There are a number of steps that can be taken to try to limit or exclude liability for misrepresentation. Most commonly, these include drafting an “entire agreement clause” or “non-reliance clause” into a business contract (although the effectiveness of such provisions will depend on the application of the Consumer Rights Act 2015 and Unfair Contract Terms Act 1977, both of which are outside of the scope of this note).

  • Entire agreement clause – this is a provision in a written agreement which provides that, when the agreement is signed, it constitutes the entire agreement between the parties and supersedes any prior agreements and negotiations.
  • Non-reliance clause – this is an acknowledgement by a contracting party that it has not relied on any representations made by the other party, or has only relied on specified representations.

Fraudulent misrepresentation

However, a term in a business contract which restricts or excludes liability for fraudulent misrepresentation is wholly ineffective as a matter of public policy.
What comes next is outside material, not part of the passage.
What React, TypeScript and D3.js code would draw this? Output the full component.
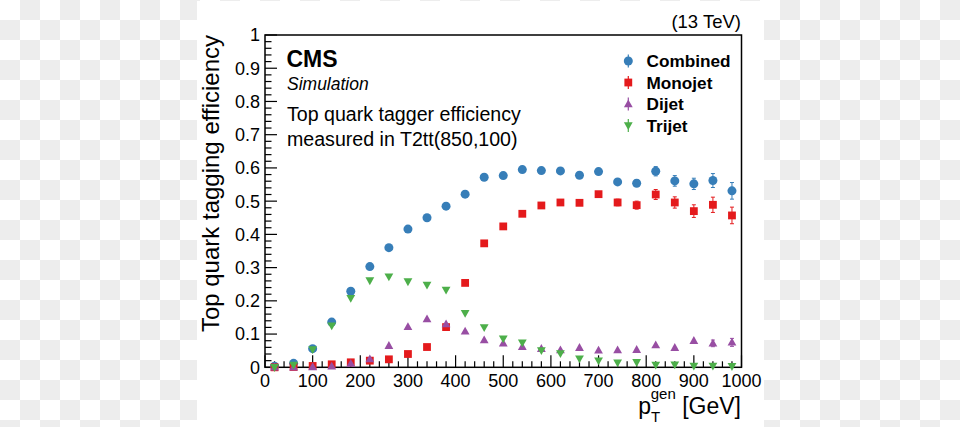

This means that an entire agreement clause or non-reliance clause will never be effective against a claim for fraudulent misrepresentation.

Whilst this might seem like good news for a Claimant (as it allows them to overcome the obstacles of an entire agreement clause or non-reliance clause), it is by no means foolproof.

  • By its very definition, an allegation of fraudulent misrepresentation requires a false representation to have been made knowingly, without belief in its truth, or recklessly as to its truth, which is difficult to prove.
  • It is not enough to simply cry fraud. Cogent evidence must be provided in order to substantiate any proposed claim for fraud.
  • Lawyers have regulatory obligations which prevent them from supporting their client’s case alleging fraud where the solicitor does not reasonably believe they have evidence to show, on the face of it, a case of fraud.
  • A poorly brought claim for fraudulent misrepresentation is susceptible to summary judgment and / or strike out and could leave a Claimant exposed to an adverse costs order.

The Courts will not accept allegations of fraud at face value, just because someone says it has happened. Cogent evidence is required to justify a finding of fraud or other discreditable conduct. For more information on civil fraud, please see our “guide to civil fraud”.

Practical advice

There are a number of practical steps that can be taken to minimise the risk of claims for misrepresentation including:

  • Taking care that all forms of pre-contract communications are accurate, including marketing material. It will be important to check the accuracy of such material on an ongoing basis.
  • Prior to the conclusion of a contract, check whether any circumstances or key terms have changed since discussions and negotiations began. If they have, bring these to the attention of the other contracting party and ensure that they are happy with them before completing.
  • Careful drafting is required if you wish to limit or exclude liability for misrepresentation. The party relying on the clause will have the burden of proving its effect, so we would always recommend seeking legal advice at an early stage.